## EXERCISE
Omit all pictures, then retype the data exactly as given.

■ ■ ■ ■

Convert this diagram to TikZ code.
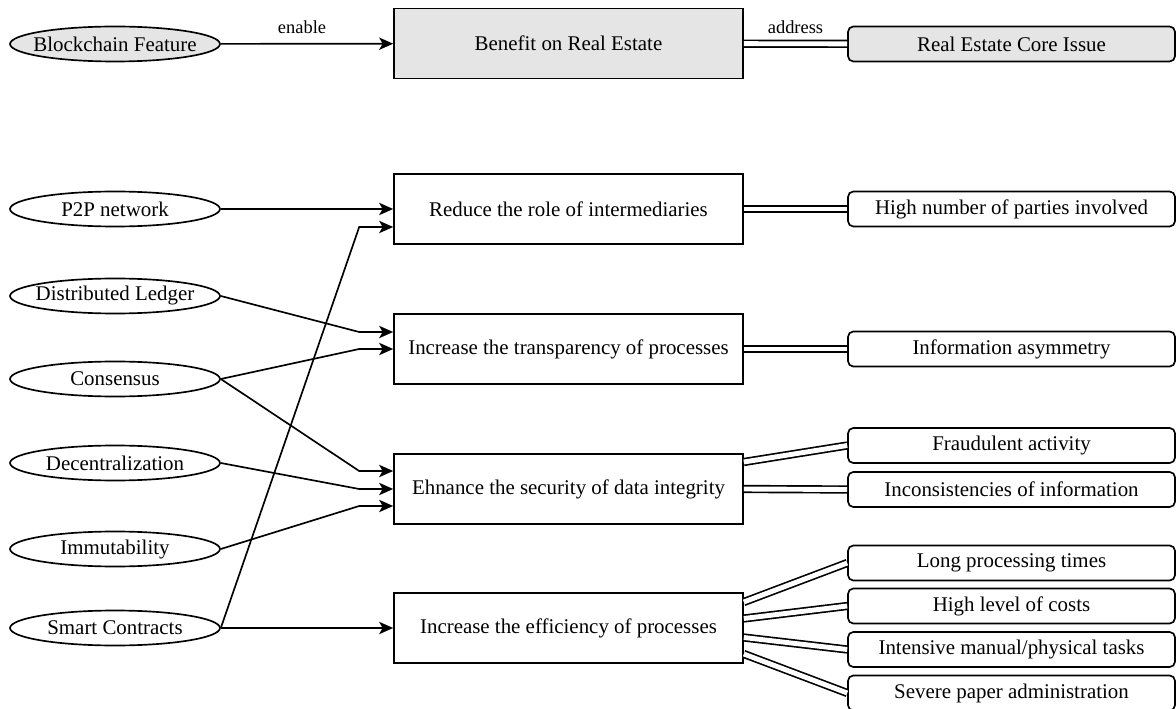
\documentclass[tikz,border=0pt]{standalone}
\usepackage{fontspec}
\setmainfont{Liberation Serif}
\usetikzlibrary{arrows.meta,shapes.geometric}

\begin{document}
\begin{tikzpicture}[x=0.02cm,y=-0.02cm,>={Stealth[length=8pt,width=7pt,inset=2pt]},
  line width=0.95pt,font=\fontsize{11.9}{14}\selectfont,
  feat node/.style={ellipse,draw,inner sep=-1cm,minimum width=4.2cm,minimum height=0.7cm},
  gain node/.style={rectangle,draw,inner sep=0pt,minimum width=6.98cm,minimum height=1.4cm},
  issue node/.style={rectangle,rounded corners=3pt,draw,inner sep=0pt,minimum width=6.54cm,minimum height=0.7cm},
  key/.style={fill=black!10},
  link/.style={->},
  tie/.style={double,double distance=2.8pt}]

  \useasboundingbox (0,0) rectangle (1176,709);

  % legend
  \node[feat node,key] (k1) at (115,44) {Blockchain Feature};
  \node[gain node,key] (k2) at (568.5,43.5) {Benefit on Real Estate};
  \node[issue node,key] (k3) at (1011.5,44) {Real Estate Core Issue};

  \path[every node/.style={font=\fontsize{10.5}{12}\selectfont}]
    (k1) edge[link] node[above=2pt,xshift=-0.1cm] {enable} (k2)
    (k2) edge[tie] node[above=2pt] {address} (k3);

  % blockchain features
  \node[feat node] (f1) at (115,209) {P2P network};
  \node[feat node] (f2) at (115,296) {Distributed Ledger};
  \node[feat node] (f3) at (115,379) {Consensus};
  \node[feat node] (f4) at (115,463) {Decentralization};
  \node[feat node] (f5) at (115,549) {Immutability};
  \node[feat node] (f6) at (115,628) {Smart Contracts};

  % benefits
  \node[gain node] (b1) at (568.5,209) {Reduce the role of intermediaries};
  \node[gain node] (b2) at (568.5,349) {Increase the transparency of processes};
  \node[gain node] (b3) at (568.5,489) {Ehnance the security of data integrity};
  \node[gain node] (b4) at (568.5,628) {Increase the efficiency of processes};

  % core issues
  \node[issue node] (i1) at (1011.5,209) {High number of parties involved};
  \node[issue node] (i2) at (1011.5,349) {Information asymmetry};
  \node[issue node] (i3) at (1011.5,445.5) {Fraudulent activity};
  \node[issue node] (i4) at (1011.5,489.5) {Inconsistencies of information};
  \node[issue node] (i5) at (1011.5,563) {Long processing times};
  \node[issue node] (i6) at (1011.5,606) {High level of costs};
  \node[issue node] (i7) at (1011.5,649.5) {Intensive manual/physical tasks};
  \node[issue node] (i8) at (1011.5,693) {Severe paper administration};

  \path
    (f1) edge[link] (b1)
    (f6) edge[link] (b4);
  \draw[link] (f6.east) -- ([xshift=-0.68cm,yshift=-0.36cm]b1.west) -- ([yshift=-0.36cm]b1.west);
  \draw[link] (f2.east) -- ([xshift=-0.68cm,yshift=0.34cm]b2.west) -- ([yshift=0.34cm]b2.west);
  \draw[link] (f3.east) -- ([xshift=-0.68cm]b2.west) -- (b2.west);
  \draw[link] (f3.east) -- ([xshift=-0.68cm,yshift=0.36cm]b3.west) -- ([yshift=0.36cm]b3.west);
  \draw[link] (f4.east) -- ([xshift=-0.68cm]b3.west) -- (b3.west);
  \draw[link] (f5.east) -- ([xshift=-0.68cm,yshift=-0.34cm]b3.west) -- ([yshift=-0.34cm]b3.west);

  \path
    (b1) edge[tie] (i1)
    (b2) edge[tie] (i2)
    ([yshift=0.54cm]b3.east) edge[tie] (i3.west)
    (b3.east) edge[tie] (i4.west)
    ([yshift=0.52cm]b4.east) edge[tie] (i5.west)
    ([yshift=0.19cm]b4.east) edge[tie] (i6.west)
    ([yshift=-0.19cm]b4.east) edge[tie] (i7.west)
    ([yshift=-0.52cm]b4.east) edge[tie] (i8.west);
\end{tikzpicture}
\end{document}
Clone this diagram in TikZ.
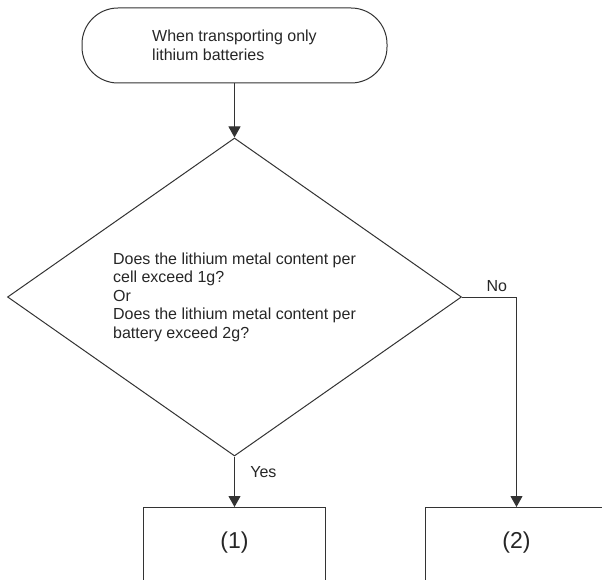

■ ■ ■ ■

## ANSWER TO THE EXERCISE
Convert this diagram to TikZ code.
\documentclass[tikz,border=0pt]{standalone}
\usepackage{fontspec}
\setmainfont{Liberation Serif}
\usetikzlibrary{arrows.meta,shapes.geometric}

\begin{document}
\begin{tikzpicture}[x=0.02cm,y=-0.02cm,>={Stealth[length=8pt,width=7pt,inset=2pt]},
  line width=0.95pt,font=\fontsize{11.9}{14}\selectfont,
  feat node/.style={ellipse,draw,inner sep=-1cm,minimum width=4.2cm,minimum height=0.7cm},
  gain node/.style={rectangle,draw,inner sep=0pt,minimum width=6.98cm,minimum height=1.4cm},
  issue node/.style={rectangle,rounded corners=3pt,draw,inner sep=0pt,minimum width=6.54cm,minimum height=0.7cm},
  key/.style={fill=black!10},
  link/.style={->},
  tie/.style={double,double distance=2.8pt}]

  \useasboundingbox (0,0) rectangle (1176,709);

  % legend
  \node[feat node,key] (k1) at (115,44) {Blockchain Feature};
  \node[gain node,key] (k2) at (568.5,43.5) {Benefit on Real Estate};
  \node[issue node,key] (k3) at (1011.5,44) {Real Estate Core Issue};

  \path[every node/.style={font=\fontsize{10.5}{12}\selectfont}]
    (k1) edge[link] node[above=2pt,xshift=-0.1cm] {enable} (k2)
    (k2) edge[tie] node[above=2pt] {address} (k3);

  % blockchain features
  \node[feat node] (f1) at (115,209) {P2P network};
  \node[feat node] (f2) at (115,296) {Distributed Ledger};
  \node[feat node] (f3) at (115,379) {Consensus};
  \node[feat node] (f4) at (115,463) {Decentralization};
  \node[feat node] (f5) at (115,549) {Immutability};
  \node[feat node] (f6) at (115,628) {Smart Contracts};

  % benefits
  \node[gain node] (b1) at (568.5,209) {Reduce the role of intermediaries};
  \node[gain node] (b2) at (568.5,349) {Increase the transparency of processes};
  \node[gain node] (b3) at (568.5,489) {Ehnance the security of data integrity};
  \node[gain node] (b4) at (568.5,628) {Increase the efficiency of processes};

  % core issues
  \node[issue node] (i1) at (1011.5,209) {High number of parties involved};
  \node[issue node] (i2) at (1011.5,349) {Information asymmetry};
  \node[issue node] (i3) at (1011.5,445.5) {Fraudulent activity};
  \node[issue node] (i4) at (1011.5,489.5) {Inconsistencies of information};
  \node[issue node] (i5) at (1011.5,563) {Long processing times};
  \node[issue node] (i6) at (1011.5,606) {High level of costs};
  \node[issue node] (i7) at (1011.5,649.5) {Intensive manual/physical tasks};
  \node[issue node] (i8) at (1011.5,693) {Severe paper administration};

  \path
    (f1) edge[link] (b1)
    (f6) edge[link] (b4);
  \draw[link] (f6.east) -- ([xshift=-0.68cm,yshift=-0.36cm]b1.west) -- ([yshift=-0.36cm]b1.west);
  \draw[link] (f2.east) -- ([xshift=-0.68cm,yshift=0.34cm]b2.west) -- ([yshift=0.34cm]b2.west);
  \draw[link] (f3.east) -- ([xshift=-0.68cm]b2.west) -- (b2.west);
  \draw[link] (f3.east) -- ([xshift=-0.68cm,yshift=0.36cm]b3.west) -- ([yshift=0.36cm]b3.west);
  \draw[link] (f4.east) -- ([xshift=-0.68cm]b3.west) -- (b3.west);
  \draw[link] (f5.east) -- ([xshift=-0.68cm,yshift=-0.34cm]b3.west) -- ([yshift=-0.34cm]b3.west);

  \path
    (b1) edge[tie] (i1)
    (b2) edge[tie] (i2)
    ([yshift=0.54cm]b3.east) edge[tie] (i3.west)
    (b3.east) edge[tie] (i4.west)
    ([yshift=0.52cm]b4.east) edge[tie] (i5.west)
    ([yshift=0.19cm]b4.east) edge[tie] (i6.west)
    ([yshift=-0.19cm]b4.east) edge[tie] (i7.west)
    ([yshift=-0.52cm]b4.east) edge[tie] (i8.west);
\end{tikzpicture}
\end{document}
Clone this diagram in TikZ.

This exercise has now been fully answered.